Forced to buy full-fat Danish butter at a premium to satisfy his taste, Cullinane was compelled to try making his own. After all, his father had told him as a child not to whip the cream too hard, or it would turn to butter.
“It was relatively easy to make – just difficult to make it good,” he says.
“New Zealand butter is not top shelf and I wanted to produce a premium product. But it took two more years and various disasters to get it right. But we persevered.”
There are more products to come, Cullinane says.
“There are a lot of innovations but these new products are under wraps. But we’ve got milk, we’ve got bread and an extension of farms could be meat products. We’ve got all sorts of things brewing.”
It is obvious Cullinane isn’t content to sit back on his heels and bask in his success. Instead, he is keen to disrupt New Zealand’s food and beverage industries that have consistently done things “one way” for so long – and he reckons this is part of the reason the public loves Lewis Road.
The best way to build brand loyalty is to be constantly innovating, he says.
“We [at Lewis Road] do things differently with fewer resources but the ability to be nimble and quick and stay ahead is where the advantage lies.”
“We don’t start by thinking how can we beat someone else at their own game. Product ideas come from an unravelling of a strand of curiosity.
“For instance, our rose ice cream is beautiful, exotic and expensive. As a small company, we can’t compete with Fonterra on price so we don’t. The price may be expensive but worth every cent.”
From the beginning, Cullinane’s intention was to shake up the local dairy industry, in particular, Fonterra. Comparing Lewis Road with Fonterra is something Cullinane does with good reason.
He thinks the dairy giant makes the dairy industry too focused on commodity, technology and pricing, rather than a high-quality homegrown product.
“They add permeate, a bi-product of cheese, to milk to standardise the milk content. It’s utter madness.
“The advantage of the New Zealand dairy industry is its ability to be only grass-fed,” he says.
“Grass-fed is the best you can get, followed by organic. This is where the focus should be.”
“Our [Lewis Road’s] fundamental belief is that New Zealand has enough stainless steel [in production plant]; we just don’t have enough imagination, that’s what we really lack,” Cullinane says.
For this reason, Cullinane has backed away from the original plan to manufacture the Lewis Road product in-house and is focusing instead on the branding and idea behind the company.
Lewis Road is described as being more creative than corporate.
After all, marketing and branding is what Cullinane knows. Born and raised in Wellington, he went to work for advertising agency McKay King which eventually merged with Saatchi and Saatchi. His career includes roles as chief executive of Saatchi and Saatchi New Zealand and chief operating officer, Saatchi & Saatchi Worldwide. He is a director of Skycity Entertainment, STW Communications and APN News and Media.
A country-style kitchen in Lewis Road’s small Auckland CBD-based office is where most of the research and development is carried out, and this moves at quick-fire pace.

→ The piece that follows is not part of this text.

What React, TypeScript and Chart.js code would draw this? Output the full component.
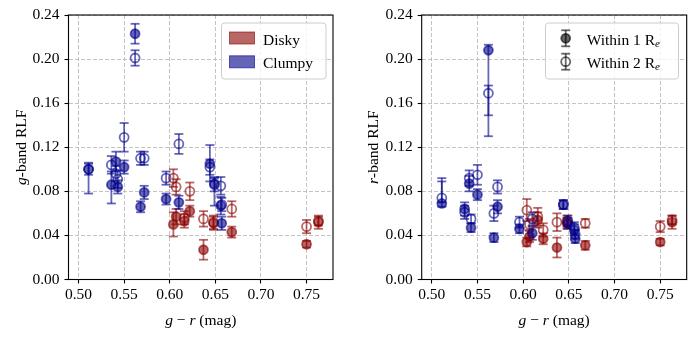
import React, { useEffect, useRef } from "react";
import { Chart, registerables } from "chart.js";
Chart.register(...registerables);

// ---------- data ----------
const xTicks = [0.5, 0.55, 0.6, 0.65, 0.7, 0.75];
const yTicks = [0, 0.04, 0.08, 0.12, 0.16, 0.2, 0.24];

const clumpyColor = [0.511, 0.536, 0.541, 0.543, 0.550, 0.562, 0.568, 0.572, 0.596, 0.610, 0.644, 0.649, 0.656, 0.657];
const clumpyG1 = [0.100, 0.086, 0.107, 0.084, 0.102, 0.223, 0.066, 0.079, 0.073, 0.070, 0.105, 0.087, 0.067, 0.051];
const clumpyG2 = [0.100, 0.104, 0.096, 0.091, 0.129, 0.201, 0.110, 0.110, 0.092, 0.123, 0.102, 0.086, 0.085, 0.068];
const clumpyR1 = [0.069, 0.064, 0.087, 0.047, 0.077, 0.208, 0.038, 0.066, 0.046, 0.042, 0.068, 0.051, 0.045, 0.037];
const clumpyR2 = [0.074, 0.061, 0.092, 0.055, 0.095, 0.169, 0.060, 0.084, 0.052, 0.055, 0.068, 0.053, 0.047, 0.041];
// error: number = symmetric, [lower, upper] = asymmetric
const clumpyG1Err = [[0.022, 0.006], [0.017, 0.012], 0.009, 0.006, 0.006, 0.009, 0.005, 0.006, 0.005, 0.006, [0.016, 0.017], [0.02, 0.006], 0.008, 0.006];
const clumpyG2Err = [0.005, 0.008, 0.007, 0.008, 0.013, 0.007, 0.006, 0.006, 0.006, 0.009, 0.007, 0.006, 0.008, 0.006];
const clumpyR1Err = [[0.003, 0.02], 0.006, 0.007, 0.004, 0.005, [0.078, 0.005], 0.004, 0.006, 0.004, 0.006, 0.004, 0.005, 0.005, 0.004];
const clumpyR2Err = [[0.004, 0.018], 0.006, 0.007, 0.004, 0.009, [0.02, 0.007], 0.007, 0.006, 0.005, 0.006, 0.004, 0.005, 0.005, 0.004];

const diskyColor = [0.604, 0.607, 0.616, 0.622, 0.637, 0.648, 0.668, 0.750, 0.763];
const diskyG1 = [0.050, 0.057, 0.053, 0.062, 0.027, 0.051, 0.043, 0.032, 0.052];
const diskyG2 = [0.092, 0.084, 0.056, 0.080, 0.055, 0.052, 0.064, 0.048, 0.053];
const diskyR1 = [0.034, 0.039, 0.054, 0.037, 0.029, 0.051, 0.031, 0.034, 0.052];
const diskyR2 = [0.063, 0.050, 0.057, 0.045, 0.052, 0.053, 0.051, 0.048, 0.054];
const diskyG1Err = [0.011, 0.007, 0.006, 0.005, 0.009, 0.006, 0.005, 0.003, 0.006];
const diskyG2Err = [0.008, 0.007, 0.006, 0.008, 0.007, 0.006, 0.007, 0.006, 0.004];
const diskyR1Err = [0.004, 0.005, 0.007, 0.005, 0.009, 0.005, 0.004, 0.003, 0.006];
const diskyR2Err = [0.010, 0.005, 0.008, 0.006, 0.008, 0.005, 0.004, 0.005, 0.004];

const legendGroups = ["Disky", "Clumpy"];

// ---------- style ----------
const FONT = "'Liberation Serif', 'Times New Roman', serif";
const FS = 15.5;
const RED = "rgba(139,0,0,0.6)";
const BLUE = "rgba(0,0,139,0.6)";
const BLACK = "rgba(0,0,0,0.6)";
const CAP = 4.5;
const LW = 1.8;
const PR = 4.5;
const XMIN = 0.489;
const XMAX = 0.779;

type Part = { t: string; it?: boolean; size?: number; dy?: number };

function drawParts(ctx: CanvasRenderingContext2D, parts: Part[], x: number, y: number, align: "left" | "center") {
  ctx.save();
  ctx.textBaseline = "alphabetic";
  ctx.textAlign = "left";
  ctx.fillStyle = "#000";
  const fontOf = (p: Part) => `${p.it ? "italic " : ""}${p.size || FS}px ${FONT}`;
  const widths = parts.map((p) => {
    ctx.font = fontOf(p);
    return ctx.measureText(p.t).width;
  });
  const total = widths.reduce((a, b) => a + b, 0);
  let cx = align === "center" ? x - total / 2 : x;
  parts.forEach((p, i) => {
    ctx.font = fontOf(p);
    ctx.fillText(p.t, cx, y + (p.dy || 0));
    cx += widths[i];
  });
  ctx.restore();
}

function pts(xs: number[], ys: number[]) {
  return xs.map((x, i) => ({ x, y: ys[i] }));
}

const errorBarPlugin = {
  id: "errbars",
  beforeDatasetsDraw(chart: any) {
    const { ctx } = chart;
    const xs = chart.scales.x;
    const ys = chart.scales.y;
    const dsets = chart.data.datasets;
    for (let i = dsets.length - 1; i >= 0; i--) {
      const ds = dsets[i];
      if (!ds.errs) continue;
      ctx.save();
      ctx.strokeStyle = ds.borderColor;
      ctx.lineWidth = LW;
      ds.data.forEach((p: any, j: number) => {
        const e = ds.errs[j];
        const lo = Array.isArray(e) ? e[0] : e;
        const hi = Array.isArray(e) ? e[1] : e;
        const px = xs.getPixelForValue(p.x);
        const y1 = ys.getPixelForValue(p.y - lo);
        const y2 = ys.getPixelForValue(p.y + hi);
        ctx.beginPath();
        ctx.moveTo(px, y1);
        ctx.lineTo(px, y2);
        ctx.stroke();
        ctx.beginPath();
        ctx.moveTo(px - CAP, y1);
        ctx.lineTo(px + CAP, y1);
        ctx.stroke();
        ctx.beginPath();
        ctx.moveTo(px - CAP, y2);
        ctx.lineTo(px + CAP, y2);
        ctx.stroke();
      });
      ctx.restore();
    }
  },
};

function roundRect(ctx: CanvasRenderingContext2D, x: number, y: number, w: number, h: number, r: number) {
  ctx.beginPath();
  ctx.moveTo(x + r, y);
  ctx.lineTo(x + w - r, y);
  ctx.arcTo(x + w, y, x + w, y + r, r);
  ctx.lineTo(x + w, y + h - r);
  ctx.arcTo(x + w, y + h, x + w - r, y + h, r);
  ctx.lineTo(x + r, y + h);
  ctx.arcTo(x, y + h, x, y + h - r, r);
  ctx.lineTo(x, y + r);
  ctx.arcTo(x, y, x + r, y, r);
  ctx.closePath();
}

function makeDecorPlugin(kind: "g" | "r") {
  return {
    id: "decor" + kind,
    afterDraw(chart: any) {
      const ctx: CanvasRenderingContext2D = chart.ctx;
      const a = chart.chartArea;
      // frame
      ctx.save();
      ctx.strokeStyle = "#000";
      ctx.lineWidth = 1.1;
      ctx.strokeRect(a.left, a.top, a.right - a.left, a.bottom - a.top);
      ctx.restore();
      // axis titles
      const cx = (a.left + a.right) / 2;
      drawParts(ctx, [{ t: "g", it: true }, { t: " − " }, { t: "r", it: true }, { t: " (mag)" }], cx, 325, "center");
      ctx.save();
      const ty = (a.top + a.bottom) / 2;
      const tx = kind === "g" ? 25.5 : 30;
      ctx.translate(tx, ty);
      ctx.rotate(-Math.PI / 2);
      drawParts(ctx, [{ t: kind, it: true }, { t: "-band RLF" }], 0, 0, "center");
      ctx.restore();
      // legend
      ctx.save();
      if (kind === "g") {
        const lx = 221.5, ly = 23, lw = 104.5, lh = 56;
        roundRect(ctx, lx, ly, lw, lh, 3);
        ctx.fillStyle = "rgba(255,255,255,0.8)";
        ctx.fill();
        ctx.strokeStyle = "rgb(204,204,204)";
        ctx.lineWidth = 1;
        ctx.stroke();
        const cols = [RED, BLUE];
        legendGroups.forEach((name, i) => {
          const py = 32 + i * 23.8;
          ctx.fillStyle = cols[i];
          ctx.fillRect(229.5, py, 25, 12);
          ctx.strokeStyle = cols[i];
          ctx.lineWidth = 1;
          ctx.strokeRect(229.5, py, 25, 12);
          drawParts(ctx, [{ t: name }], 263, py + 12.5, "left");
        });
      } else {
        const lx = 197.5, ly = 23, lw = 133, lh = 56;
        roundRect(ctx, lx, ly, lw, lh, 3);
        ctx.fillStyle = "rgba(255,255,255,0.8)";
        ctx.fill();
        ctx.strokeStyle = "rgb(204,204,204)";
        ctx.lineWidth = 1;
        ctx.stroke();
        [0, 1].forEach((i) => {
          const my = 38.3 + i * 23.4;
          const mx = 217.7;
          ctx.strokeStyle = BLACK;
          ctx.lineWidth = LW;
          ctx.beginPath();
          ctx.moveTo(mx, my - 8);
          ctx.lineTo(mx, my + 8);
          ctx.stroke();
          ctx.beginPath();
          ctx.moveTo(mx - CAP, my - 8);
          ctx.lineTo(mx + CAP, my - 8);
          ctx.stroke();
          ctx.beginPath();
          ctx.moveTo(mx - CAP, my + 8);
          ctx.lineTo(mx + CAP, my + 8);
          ctx.stroke();
          ctx.beginPath();
          ctx.arc(mx, my, PR, 0, Math.PI * 2);
          if (i === 0) {
            ctx.fillStyle = BLACK;
            ctx.fill();
          }
          ctx.stroke();
          drawParts(
            ctx,
            [{ t: `Within ${i + 1} R` }, { t: "e", it: true, size: 11, dy: 2.5 }],
            238.7,
            my + 6.2,
            "left"
          );
        });
      }
      ctx.restore();
    },
  };
}

function makeDataset(xs: number[], ys: number[], errs: any[], color: string, filled: boolean) {
  return {
    data: pts(xs, ys),
    errs,
    borderColor: color,
    backgroundColor: filled ? color : "rgba(0,0,0,0)",
    pointBackgroundColor: filled ? color : "rgba(0,0,0,0)",
    pointBorderColor: color,
    pointRadius: PR,
    pointHoverRadius: PR,
    pointBorderWidth: LW,
    showLine: false,
  };
}

function buildConfig(kind: "g" | "r", yWidth: number, padRight: number) {
  const datasets =
    kind === "g"
      ? [
          makeDataset(clumpyColor, clumpyG1, clumpyG1Err, BLUE, true),
          makeDataset(clumpyColor, clumpyG2, clumpyG2Err, BLUE, false),
          makeDataset(diskyColor, diskyG1, diskyG1Err, RED, true),
          makeDataset(diskyColor, diskyG2, diskyG2Err, RED, false),
        ]
      : [
          makeDataset(clumpyColor, clumpyR1, clumpyR1Err, BLUE, true),
          makeDataset(clumpyColor, clumpyR2, clumpyR2Err, BLUE, false),
          makeDataset(diskyColor, diskyR1, diskyR1Err, RED, true),
          makeDataset(diskyColor, diskyR2, diskyR2Err, RED, false),
        ];
  const gridCommon = {
    color: "rgba(176,176,176,0.75)",
    lineWidth: 1,
    tickLength: 4,
    tickColor: "#000",
    tickWidth: 1.1,
    tickBorderDash: [],
  };
  return {
    type: "scatter" as const,
    data: { datasets },
    options: {
      animation: false,
      responsive: false,
      events: [],
      layout: { padding: { left: 0, top: 15, right: padRight, bottom: 0 } },
      plugins: { legend: { display: false }, tooltip: { enabled: false } },
      scales: {
        x: {
          type: "linear",
          min: XMIN,
          max: XMAX,
          grid: gridCommon,
          border: { display: false, dash: [4, 2] },
          afterBuildTicks: (s: any) => {
            s.ticks = xTicks.map((v) => ({ value: v }));
          },
          afterFit: (s: any) => {
            s.height = 57.5;
          },
          ticks: {
            autoSkip: false,
            maxRotation: 0,
            padding: 2,
            color: "#000",
            font: { family: FONT, size: FS },
            callback: (v: any) => Number(v).toFixed(2),
          },
        },
        y: {
          type: "linear",
          min: 0,
          max: 0.24,
          grid: gridCommon,
          border: { display: false, dash: [4, 2] },
          afterBuildTicks: (s: any) => {
            s.ticks = yTicks.map((v) => ({ value: v }));
          },
          afterFit: (s: any) => {
            s.width = yWidth;
          },
          ticks: {
            autoSkip: false,
            padding: 5,
            color: "#000",
            font: { family: FONT, size: FS },
            callback: (v: any) => Number(v).toFixed(2),
          },
        },
      },
    },
    plugins: [errorBarPlugin, makeDecorPlugin(kind)],
  };
}

function Panel({ kind, left, width, yWidth, padRight }: { kind: "g" | "r"; left: number; width: number; yWidth: number; padRight: number }) {
  const ref = useRef<HTMLCanvasElement | null>(null);
  useEffect(() => {
    if (!ref.current) return;
    const chart = new Chart(ref.current, buildConfig(kind, yWidth, padRight) as any);
    return () => chart.destroy();
  }, [kind, yWidth, padRight]);
  return (
    <div style={{ position: "absolute", left, top: 0, width, height: 337 }}>
      <canvas ref={ref} width={width} height={337} style={{ display: "block" }} />
    </div>
  );
}

export default function App() {
  return (
    <div style={{ position: "absolute", left: 0, top: 0, width: 697, height: 337, background: "#fff" }}>
      <Panel kind="g" left={0} width={348} yWidth={68.5} padRight={15} />
      <Panel kind="r" left={348} width={349} yWidth={73.7} padRight={10.3} />
    </div>
  );
}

“No two years for us will be even vaguely like each other,” Cullinane says.
“It’s very difficult to know what the hell’s going to happen, so you’ve just got to be prepared to ride with your attitude and company culture. I think it is enormously good fun.”
Even as the business grows in size, Cullinane reckons Lewis Road can permanently be a challenger brand. Challenger brands are categorised by a mindset which sees them have business ambitions beyond conventional resources and an intent to bring change to an industry. Because of it, the company does not shy away from taking risks, Cullinane says.
Take the open letter to Fonterra’s chief executive published in the NZ Herald that caused it to back down on a deal to take up most of the supermarket chiller space.
Cullinane says being able to take these gambles gives Lewis Rad an advantage over bigger brands.
“I think being a challenger brand is a state of mind and it’s viable for as long as you can maintain it. Where we go off the boil is when things become too predictable and there are too many rules and regulations,” he says.
“If Lewis Road proves anything it’s that New Zealand’s future can lie beyond commodities and we’re genuinely capable of producing world-class products.”